Sprint has been granted approval from a United States District Court judge to pay an amount of $50 million as settlement over charges of cramming practices.
Okayed by US District Court judge William Pauley, the settlement deal will have Sprint complete the settlement payment to the Consumer Financial Protection Bureau (CFPB). This settlement is actually just a part of a larger deal that the carrier has agreed with the CFPB as well as a number of federal and state authorities over claims that Sprint had engaged in cramming. For those not in the know, cramming is the practice of placing unauthorized charges on phone bills, such as fees for digital products and services that customers either do not approve or have knowledge of.
Now that the settlement deal has been approved by a judge, Sprint can now proceed to the actual payment of the fines issued against it. As for the CFPB, the recipient of the settlement payment, it is planning to take the money and refund subscribers who were affected by the cramming practices, which may have been going on for nearly a decade now.
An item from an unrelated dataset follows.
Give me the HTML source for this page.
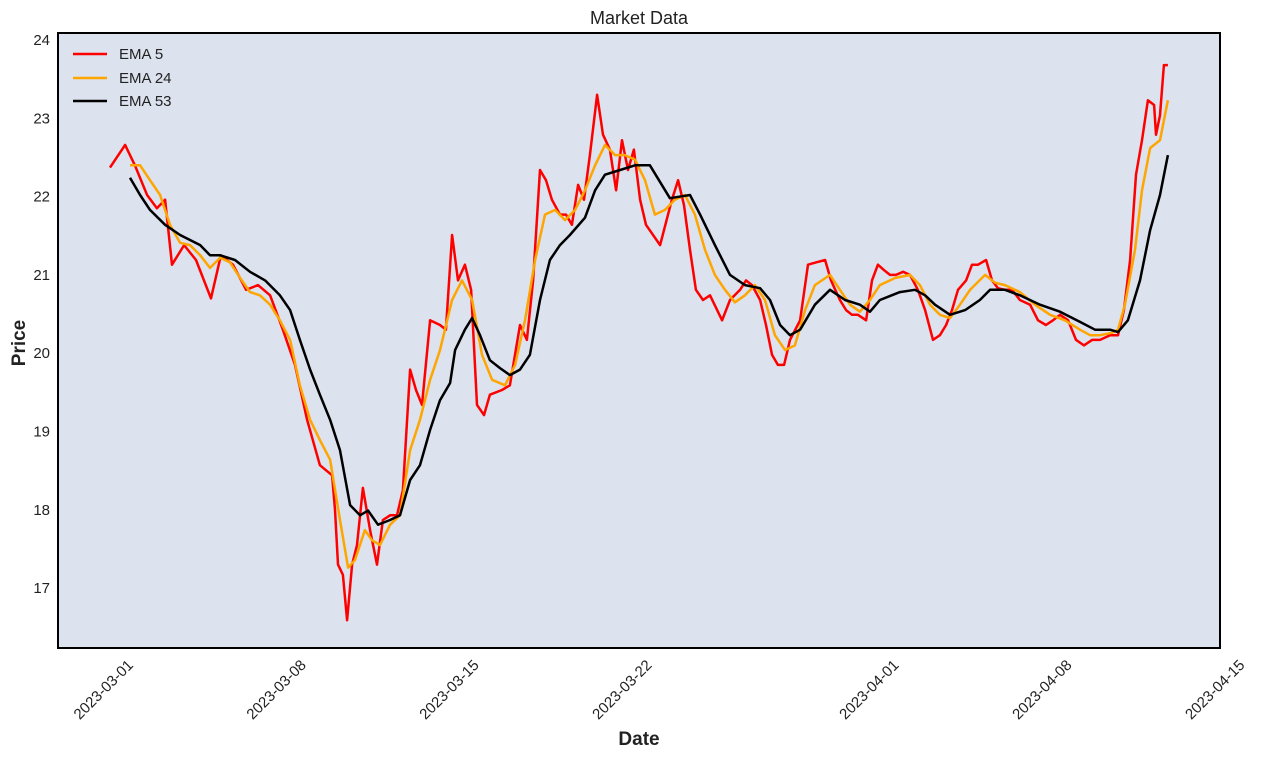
<!DOCTYPE html>
<html><head><meta charset="utf-8"><style>
body{margin:0;background:#fff;font-family:"Liberation Sans",sans-serif}
svg text{font-family:"Liberation Sans",sans-serif;fill:#222}
</style></head><body>
<svg id="chart" width="1262" height="759">
<rect x="58" y="33" width="1162" height="615" fill="#dce2ee"/>
<g id="grid"></g>
<g id="series"></g>
<rect x="58" y="33" width="1162" height="615" fill="none" stroke="#000" stroke-width="2"/>
<text x="639" y="24" text-anchor="middle" font-size="18">Market Data</text>
<text x="639" y="745" text-anchor="middle" font-size="19" font-weight="bold">Date</text>
<text transform="translate(25,343) rotate(-90)" text-anchor="middle" font-size="19" font-weight="bold">Price</text>
<g id="axes"></g>
<g>
<g><line x1="73" y1="54" x2="107" y2="54" stroke="#ff0000" stroke-width="2.5"/><text x="119" y="59" font-size="15">EMA 5</text></g>
<g><line x1="73" y1="78" x2="107" y2="78" stroke="#ffa500" stroke-width="2.5"/><text x="119" y="83" font-size="15">EMA 24</text></g>
<g><line x1="73" y1="101" x2="107" y2="101" stroke="#000" stroke-width="2.5"/><text x="119" y="106" font-size="15">EMA 53</text></g>
</g>
</svg>
<script>
const yTicks=[17,18,19,20,21,22,23,24];
const xTickDays=[0,7,14,21,31,38,45];
const xTickLabels=["2023-03-01","2023-03-08","2023-03-15","2023-03-22","2023-04-01","2023-04-08","2023-04-15"];
const ema5Days=[0,0.61,1.01,1.50,1.90,2.23,2.51,3.00,3.48,4.09,4.49,4.98,5.51,5.99,6.48,7.00,7.49,7.98,8.50,8.99,9.11,9.23,9.43,9.60,9.80,10.00,10.24,10.53,10.81,11.05,11.34,11.62,11.86,12.15,12.39,12.63,12.96,13.36,13.60,13.85,14.09,14.37,14.62,14.86,15.14,15.38,15.87,16.19,16.60,16.88,17.13,17.41,17.65,17.89,18.22,18.46,18.70,18.95,19.19,19.43,19.72,19.96,20.24,20.49,20.73,20.97,21.21,21.46,21.70,22.27,22.75,23.00,23.24,23.48,23.72,24.01,24.29,24.78,25.10,25.51,25.75,25.99,26.32,26.56,26.80,27.04,27.29,27.53,27.94,28.26,28.58,28.95,29.19,29.55,29.80,30.04,30.28,30.61,30.85,31.09,31.34,31.58,31.82,32.11,32.39,32.71,33.00,33.32,33.60,33.85,34.09,34.33,34.66,34.90,35.14,35.47,35.71,35.95,36.23,36.52,36.84,37.25,37.57,37.89,38.18,38.46,38.79,39.11,39.43,39.76,40.08,40.49,40.81,41.05,41.30,41.54,41.78,42.02,42.27,42.35,42.51,42.67,42.83];
const ema5Values=[22.37,22.66,22.40,22.02,21.85,21.96,21.13,21.38,21.19,20.70,21.25,21.13,20.81,20.87,20.74,20.30,19.85,19.15,18.57,18.44,18.00,17.30,17.17,16.59,17.30,17.55,18.28,17.74,17.30,17.87,17.93,17.93,18.25,19.79,19.53,19.34,20.42,20.36,20.30,21.51,20.93,21.13,20.81,19.34,19.21,19.47,19.53,19.59,20.36,20.17,20.93,22.34,22.21,21.96,21.77,21.77,21.64,22.15,21.96,22.53,23.30,22.79,22.60,22.08,22.72,22.34,22.60,21.96,21.64,21.38,21.96,22.21,21.89,21.32,20.81,20.68,20.74,20.42,20.68,20.81,20.93,20.87,20.68,20.36,19.98,19.85,19.85,20.17,20.42,21.13,21.16,21.19,20.93,20.68,20.55,20.49,20.49,20.42,20.93,21.13,21.06,21.00,21.00,21.04,21.00,20.81,20.55,20.17,20.23,20.36,20.55,20.81,20.93,21.13,21.13,21.19,20.93,20.83,20.81,20.81,20.68,20.62,20.42,20.36,20.42,20.49,20.42,20.17,20.10,20.17,20.17,20.23,20.23,20.55,21.19,22.28,22.72,23.23,23.17,22.79,23.04,23.68,23.68];
const ema24Days=[0.81,1.22,1.62,2.03,2.43,2.84,3.24,3.65,4.05,4.46,4.86,5.27,5.67,6.07,6.48,6.88,7.29,7.69,8.10,8.50,8.91,9.31,9.64,9.92,10.32,10.61,10.93,11.34,11.74,12.15,12.55,12.96,13.36,13.85,14.25,14.66,15.06,15.47,15.99,16.40,16.80,17.21,17.61,18.02,18.42,18.83,19.23,19.64,20.04,20.45,20.85,21.26,21.66,22.06,22.47,22.87,23.28,23.68,24.09,24.49,24.90,25.30,25.71,26.11,26.52,26.92,27.33,27.73,28.14,28.54,29.15,29.55,29.96,30.36,30.77,31.17,31.78,32.39,32.79,33.20,33.60,34.01,34.41,34.82,35.43,35.83,36.23,36.84,37.45,38.06,38.66,39.27,39.68,40.08,40.57,40.81,41.09,41.50,41.78,42.11,42.51,42.83];
const ema24Values=[22.40,22.40,22.21,22.02,21.64,21.41,21.38,21.25,21.09,21.22,21.16,20.96,20.78,20.74,20.62,20.42,20.17,19.59,19.15,18.89,18.64,17.87,17.26,17.36,17.74,17.61,17.55,17.81,17.93,18.76,19.15,19.66,20.04,20.68,20.93,20.68,19.98,19.66,19.59,19.85,20.42,21.19,21.77,21.83,21.70,21.83,22.08,22.40,22.66,22.53,22.53,22.47,22.21,21.77,21.83,21.96,22.02,21.77,21.32,21.00,20.81,20.65,20.74,20.87,20.68,20.23,20.04,20.10,20.55,20.87,21.00,20.81,20.62,20.53,20.68,20.87,20.96,21.00,20.87,20.62,20.49,20.45,20.62,20.81,21.00,20.90,20.87,20.78,20.62,20.49,20.42,20.30,20.23,20.23,20.26,20.30,20.62,21.32,22.08,22.62,22.72,23.23];
const ema53Days=[0.81,1.22,1.62,2.23,2.84,3.65,4.05,4.46,5.06,5.67,6.28,6.88,7.29,7.69,8.10,8.50,8.91,9.31,9.72,10.12,10.45,10.85,11.34,11.74,12.15,12.55,12.96,13.36,13.77,13.97,14.37,14.66,14.98,15.38,15.79,16.19,16.60,17.00,17.41,17.81,18.22,18.62,19.23,19.64,20.04,20.65,21.26,21.86,22.67,23.48,23.89,24.49,25.10,25.71,26.32,26.72,27.13,27.53,27.94,28.54,29.15,29.76,30.36,30.77,31.17,31.98,32.59,33.00,33.40,34.01,34.62,35.22,35.63,36.23,36.84,37.65,38.46,39.27,39.88,40.49,40.81,41.21,41.70,42.11,42.51,42.83];
const ema53Values=[22.24,22.02,21.83,21.64,21.51,21.38,21.25,21.25,21.19,21.04,20.93,20.74,20.55,20.17,19.79,19.47,19.15,18.76,18.06,17.93,17.99,17.81,17.87,17.93,18.38,18.57,19.02,19.40,19.62,20.04,20.30,20.45,20.23,19.91,19.81,19.72,19.79,19.98,20.68,21.19,21.38,21.51,21.73,22.08,22.28,22.34,22.40,22.40,21.98,22.02,21.77,21.38,21.00,20.87,20.83,20.68,20.36,20.23,20.30,20.62,20.81,20.68,20.62,20.53,20.68,20.78,20.81,20.74,20.62,20.49,20.55,20.68,20.81,20.81,20.74,20.62,20.53,20.40,20.30,20.30,20.27,20.42,20.93,21.57,22.02,22.53];
const X=d=>110+d*24.7, Y=p=>40+(24-p)*78.3;
const NS="http://www.w3.org/2000/svg";
const axes=document.getElementById('axes');
yTicks.forEach(v=>{
  const t=document.createElementNS(NS,'text');
  
  
  t.setAttribute('x',50);t.setAttribute('y',Y(v)+5);t.setAttribute('text-anchor','end');t.setAttribute('font-size','15');
  t.textContent=v;axes.appendChild(t);
});
xTickDays.forEach((d,i)=>{
  const t=document.createElementNS(NS,'text');
  
  
  const x=X(d)+24,y=666;
  t.setAttribute('x',x);t.setAttribute('y',y);t.setAttribute('text-anchor','end');t.setAttribute('font-size','15');
  t.setAttribute('transform',`rotate(-45 ${x} ${y})`);
  t.textContent=xTickLabels[i];axes.appendChild(t);
});
const series=document.getElementById('series');
function draw(days,vals,color,name){
  const p=document.createElementNS(NS,'path');
  
  
  p.setAttribute('d',days.map((d,i)=>(i?'L':'M')+X(d).toFixed(1)+' '+Y(vals[i]).toFixed(1)).join(''));
  p.setAttribute('fill','none');p.setAttribute('stroke',color);p.setAttribute('stroke-width','2.5');p.setAttribute('stroke-linejoin','round');
  series.appendChild(p);
}
draw(ema5Days,ema5Values,'#ff0000','ema5-line');
draw(ema24Days,ema24Values,'#ffa500','ema24-line');
draw(ema53Days,ema53Values,'#000000','ema53-line');
</script>
</body></html>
The CFPB is an independent federal agency established in 2010 via the Dodd-Frank Wall Street Reform and Consumer Protection Act in order to protect customers in the financial sector. When it saw no fewer than seven complaints filed against wireless carriers over cramming since the year 2013, the agency then moved to file its own complaints against carriers such as Verizon Wireless, AT&T, T-Mobile, and of course, Sprint, aiming to seek damages that will be paid back to mobile customers victimized by cramming.
How exactly were these customers bamboozled? According to the CFPB, mobile users were targeted via online ads. As soon as customers click on online ads, they were directed to web pages that asked for their mobile phone numbers in exchange for free content. But instead of actually being free, these content placed charges to wireless carriers who in turn passed them on to the customers’ phone bills. In some cases, the content promised was never even delivered, and yet mobile users where charged extra.
As explained by the CFPB, the affected customers were never notified that they were being charged additional. Furthermore, it turned out that the wireless carriers got as much as 40 percent of the revenue from the phantom charges billed to customers from the years 2004 until 2013.
But now, recent developments suggest that these carriers will not be able to get away with it, after all. Due to the CFPB’s efforts, the Big Four wireless carriers in the US are now agreeing to settlement deals. Verizon Wireless agreed to pay $90 million in fines, AT&T agreed to a $105 million settlement, T-Mobile has reached a $90 million settlement deal, and now Sprint has joined in with its $68 million settlement (that is $50 million paid to the CFPB and $18 million going to federal and state fines).